La demostración y el razonamiento formal pueden gozar de validez en sí mismos, sin referencia a un destinatario. En cambio, la validez de la argumentación no se puede estudiar en su integridad sin conocer al público al que se dirige, sin saber qué significa para el hablante y para el interlocutor, sin saber nada de las circunstancias en las que la argumentación tiene lugar.
La verdad es débil al menos en dos aspectos, muy evidentes: a) es posible tener la verdad sin poder hacerlo valer (¿cuántas veces hemos vivido la experiencia de tener razón y que no nos crean?); b) con la verdad se puede engañar, corromper, maleducar: la mejor desinformación suele ser la que dice sólo verdades.

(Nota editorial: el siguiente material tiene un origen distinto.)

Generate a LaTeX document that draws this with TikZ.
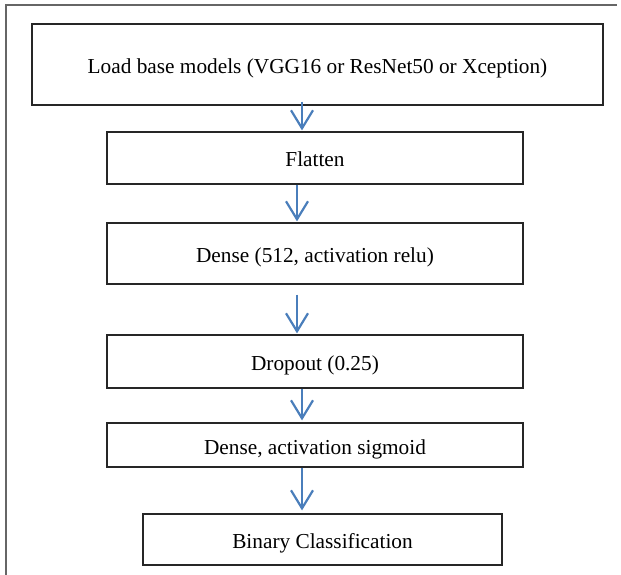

Se dice que al final la verdad vence siempre. Yo estoy convencido de que es así, y Aristóteles asegura que “la verdad y la justicia son por su propia naturaleza más fuertes que sus contrarios”. Sin embargo, si no queremos esperar al juicio final hay que anticiparle vigor a la verdad. Los dos aspectos de su debilidad nos conducen de la mano a la noción aristotélica de retórica, la “facultad de descubrir lo que es adecuado en cada caso para convencer”, que a mí me gusta reformular como sigue: el arte de hacer que la verdad parezca verdadera. ¡No es poco arte! ¿Qué no daría un padre por la capacidad de presentar a sus hijos las cosas de tal manera que éstos las vean del modo adecuado? ¿Qué no daría un maestro? ¿Qué no daría alguien que se dispone a declarar su amor?